- **INFORMATION SUPPLIED**
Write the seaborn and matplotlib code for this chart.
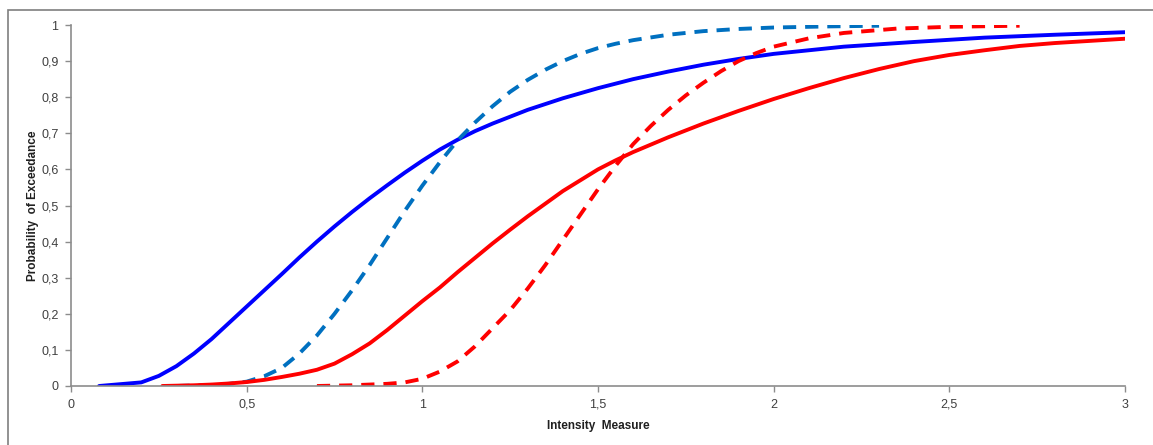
import numpy as np
import pandas as pd
import matplotlib
matplotlib.use("Agg")
import matplotlib.pyplot as plt
import matplotlib.ticker as mticker
import matplotlib.patches as patches
import seaborn as sns

# --- data (intensity measure vs probability of exceedance) ---
blue_solid_x = [0.08, 0.2, 0.25, 0.3, 0.35, 0.4, 0.45, 0.5, 0.55, 0.6, 0.65, 0.7, 0.75, 0.8,
                0.85, 0.9, 0.95, 1.0, 1.05, 1.1, 1.15, 1.2, 1.3, 1.4, 1.5, 1.6, 1.7, 1.8,
                1.9, 2.0, 2.2, 2.4, 2.6, 2.8, 3.0]
blue_solid_y = [0.0, 0.01, 0.028, 0.055, 0.09, 0.13, 0.175, 0.22, 0.265, 0.31, 0.356, 0.4, 0.442, 0.482,
                0.52, 0.556, 0.591, 0.624, 0.655, 0.682, 0.706, 0.727, 0.765, 0.797, 0.825, 0.85, 0.871, 0.89,
                0.906, 0.92, 0.94, 0.953, 0.965, 0.973, 0.98]

blue_dash_x = [0.3, 0.4, 0.45, 0.5, 0.55, 0.6, 0.65, 0.7, 0.75, 0.8, 0.85, 0.9, 0.95, 1.0, 1.05,
               1.1, 1.15, 1.2, 1.25, 1.3, 1.35, 1.4, 1.45, 1.5, 1.55, 1.6, 1.7, 1.8, 1.9, 2.0,
               2.15, 2.3]
blue_dash_y = [0.0, 0.003, 0.006, 0.012, 0.027, 0.05, 0.09, 0.14, 0.2, 0.265, 0.335, 0.41, 0.485, 0.555, 0.62,
               0.68, 0.73, 0.775, 0.815, 0.848, 0.876, 0.9, 0.92, 0.936, 0.948, 0.958, 0.973, 0.983, 0.989, 0.993,
               0.996, 0.998]

red_solid_x = [0.26, 0.35, 0.4, 0.45, 0.5, 0.55, 0.6, 0.65, 0.7, 0.75, 0.8, 0.85, 0.9, 0.95, 1.0,
               1.05, 1.1, 1.15, 1.2, 1.25, 1.3, 1.35, 1.4, 1.45, 1.5, 1.55, 1.6, 1.7, 1.8, 1.9,
               2.0, 2.1, 2.2, 2.3, 2.4, 2.5, 2.6, 2.7, 2.8, 2.9, 3.0]
red_solid_y = [0.0, 0.002, 0.004, 0.007, 0.011, 0.017, 0.025, 0.034, 0.045, 0.062, 0.088, 0.118, 0.155, 0.195, 0.235,
               0.273, 0.315, 0.355, 0.395, 0.433, 0.47, 0.505, 0.54, 0.57, 0.60, 0.625, 0.648, 0.689, 0.727, 0.762,
               0.795, 0.825, 0.853, 0.878, 0.9, 0.917, 0.93, 0.942, 0.95, 0.956, 0.962]

red_dash_x = [0.7, 0.8, 0.9, 0.95, 1.0, 1.05, 1.1, 1.15, 1.2, 1.25, 1.3, 1.35, 1.4, 1.45,
              1.5, 1.55, 1.6, 1.65, 1.7, 1.75, 1.8, 1.85, 1.9, 1.95, 2.0, 2.1, 2.2, 2.35,
              2.5, 2.7]
red_dash_y = [0.0, 0.002, 0.006, 0.01, 0.02, 0.04, 0.068, 0.11, 0.16, 0.21, 0.27, 0.335, 0.405, 0.475,
              0.545, 0.61, 0.67, 0.72, 0.765, 0.805, 0.84, 0.872, 0.9, 0.922, 0.94, 0.963, 0.978, 0.99,
              0.995, 0.998]

x_ticks = [0, 0.5, 1, 1.5, 2, 2.5, 3]
y_ticks = [0, 0.1, 0.2, 0.3, 0.4, 0.5, 0.6, 0.7, 0.8, 0.9, 1.0]

curves = {
    "blue_solid": (blue_solid_x, blue_solid_y),
    "blue_dash": (blue_dash_x, blue_dash_y),
    "red_solid": (red_solid_x, red_solid_y),
    "red_dash": (red_dash_x, red_dash_y),
}
frames = []
for name, (xs, ys) in curves.items():
    frames.append(pd.DataFrame({"IM": xs, "P": ys, "curve": name}))
df = pd.concat(frames, ignore_index=True)

palette = {"blue_solid": "#0000FF", "blue_dash": "#0070C0",
           "red_solid": "#FF0000", "red_dash": "#FF0000"}
dash_map = {"blue_solid": "", "blue_dash": (3.4, 2.3),
            "red_solid": "", "red_dash": (3.4, 2.3)}

sns.set_theme(style="white")
plt.rcParams["font.family"] = ["Liberation Sans", "DejaVu Sans"]

fig = plt.figure(figsize=(11.53, 4.45), dpi=100)
ax = fig.add_axes([71 / 1153, 1 - 386 / 445, (1125 - 71) / 1153, (386 - 25) / 445])

sns.lineplot(data=df, x="IM", y="P", hue="curve", style="curve",
             palette=palette, dashes=dash_map, sort=False, estimator=None,
             linewidth=2.8, legend=False, ax=ax)
for line in ax.lines:
    line.set_solid_joinstyle("round")
    line.set_dash_joinstyle("round")

ax.set_xlim(0, 3)
ax.set_ylim(0, 1)
ax.set_xticks(x_ticks)
ax.set_yticks(y_ticks)
fmt = mticker.FuncFormatter(lambda v, p: ("%g" % round(v, 2)).replace(".", ","))
ax.xaxis.set_major_formatter(fmt)
ax.yaxis.set_major_formatter(fmt)

for s in ["top", "right"]:
    ax.spines[s].set_visible(False)
for s in ["left", "bottom"]:
    ax.spines[s].set_color("#8c8c8c")
    ax.spines[s].set_linewidth(1.2)
ax.tick_params(axis="both", direction="out", length=4, width=1, color="#8c8c8c",
               labelsize=9, labelcolor="#404040", pad=5, left=True, bottom=True)
ax.grid(False)

ax.set_xlabel("Intensity  Measure", fontsize=8.5, fontweight="bold", color="#202020")
ax.set_ylabel("Probability  of Exceedance", fontsize=8.5, fontweight="bold", color="#202020")
ax.xaxis.set_label_coords(0.5, -0.095)
ax.yaxis.set_label_coords(-0.03, 0.5)

# outer chart frame
frame = patches.Rectangle((8 / 1153, -0.05), 1.2, 1 - 10 / 445 + 0.05, transform=fig.transFigure,
                          fill=False, edgecolor="#7f7f7f", linewidth=1.2, zorder=0)
fig.patches.append(frame)

fig.savefig("out.png", dpi=100)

- **WORK TO BE COMPLETED**
Gather, from the listing above, every line carrying the word "chart".

- **EXERCISE RESULT**
Write the seaborn and matplotlib code for this chart.
# outer chart frame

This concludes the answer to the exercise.